> [WHAT NEEDS TO BE DONE]: Please print exactly the lines below, from the start of the material up to and including the line with "313.8, 321.4, 315.4, 317.9, 317.1, 317.6, 318.6, 320.4]", but none of the pictures.
** start **
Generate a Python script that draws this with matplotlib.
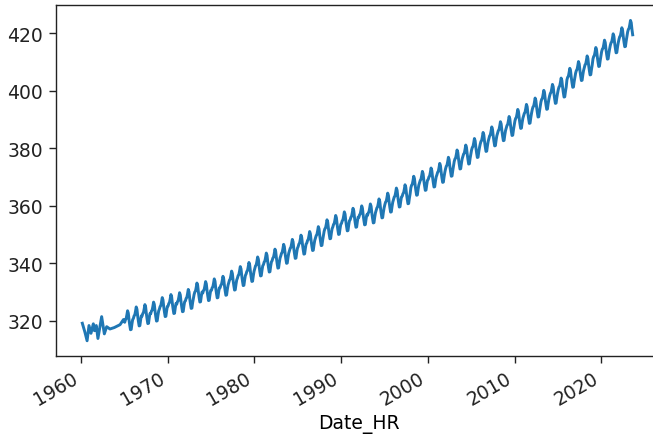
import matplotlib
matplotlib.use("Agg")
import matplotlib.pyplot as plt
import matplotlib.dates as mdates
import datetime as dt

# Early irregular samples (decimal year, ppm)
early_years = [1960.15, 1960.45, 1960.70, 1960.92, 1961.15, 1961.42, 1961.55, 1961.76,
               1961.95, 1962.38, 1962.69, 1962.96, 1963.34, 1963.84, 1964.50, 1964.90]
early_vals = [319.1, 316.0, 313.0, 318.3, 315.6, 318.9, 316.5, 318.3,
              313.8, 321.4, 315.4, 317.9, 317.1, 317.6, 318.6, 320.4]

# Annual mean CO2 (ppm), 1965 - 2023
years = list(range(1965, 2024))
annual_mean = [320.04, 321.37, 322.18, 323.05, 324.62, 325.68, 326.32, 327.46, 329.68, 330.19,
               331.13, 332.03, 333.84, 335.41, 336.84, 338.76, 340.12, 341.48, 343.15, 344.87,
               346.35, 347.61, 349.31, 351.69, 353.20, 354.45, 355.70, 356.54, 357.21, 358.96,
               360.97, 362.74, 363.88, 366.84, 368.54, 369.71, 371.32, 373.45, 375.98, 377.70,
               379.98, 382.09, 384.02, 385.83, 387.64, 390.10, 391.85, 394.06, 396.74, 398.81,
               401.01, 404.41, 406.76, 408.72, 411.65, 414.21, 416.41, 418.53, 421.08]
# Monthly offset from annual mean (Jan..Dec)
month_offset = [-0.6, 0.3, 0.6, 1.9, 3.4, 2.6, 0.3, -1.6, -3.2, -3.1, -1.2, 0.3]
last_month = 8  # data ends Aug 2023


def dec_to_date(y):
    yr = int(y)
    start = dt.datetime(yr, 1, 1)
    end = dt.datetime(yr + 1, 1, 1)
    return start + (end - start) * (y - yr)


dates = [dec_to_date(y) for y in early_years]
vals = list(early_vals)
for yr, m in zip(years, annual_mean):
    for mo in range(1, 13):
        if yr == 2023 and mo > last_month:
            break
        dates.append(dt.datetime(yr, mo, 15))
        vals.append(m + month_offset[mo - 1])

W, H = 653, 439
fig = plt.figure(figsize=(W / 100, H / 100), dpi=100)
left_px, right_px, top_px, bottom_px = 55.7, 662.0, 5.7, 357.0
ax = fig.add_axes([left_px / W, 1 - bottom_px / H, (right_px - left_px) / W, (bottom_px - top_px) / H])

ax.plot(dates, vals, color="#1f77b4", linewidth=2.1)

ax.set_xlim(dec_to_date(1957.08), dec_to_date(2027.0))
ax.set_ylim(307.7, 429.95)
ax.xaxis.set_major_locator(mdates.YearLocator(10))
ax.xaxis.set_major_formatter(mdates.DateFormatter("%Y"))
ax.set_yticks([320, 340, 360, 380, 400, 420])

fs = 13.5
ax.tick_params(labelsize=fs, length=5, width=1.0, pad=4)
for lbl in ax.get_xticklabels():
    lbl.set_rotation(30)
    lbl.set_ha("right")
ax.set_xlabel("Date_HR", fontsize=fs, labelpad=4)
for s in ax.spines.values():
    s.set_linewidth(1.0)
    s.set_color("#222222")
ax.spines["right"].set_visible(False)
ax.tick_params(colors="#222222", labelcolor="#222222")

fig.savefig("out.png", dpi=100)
** end **
> [RESULT FOR THIS TASK]:
Generate a Python script that draws this with matplotlib.
import matplotlib
matplotlib.use("Agg")
import matplotlib.pyplot as plt
import matplotlib.dates as mdates
import datetime as dt

# Early irregular samples (decimal year, ppm)
early_years = [1960.15, 1960.45, 1960.70, 1960.92, 1961.15, 1961.42, 1961.55, 1961.76,
               1961.95, 1962.38, 1962.69, 1962.96, 1963.34, 1963.84, 1964.50, 1964.90]
early_vals = [319.1, 316.0, 313.0, 318.3, 315.6, 318.9, 316.5, 318.3,
              313.8, 321.4, 315.4, 317.9, 317.1, 317.6, 318.6, 320.4]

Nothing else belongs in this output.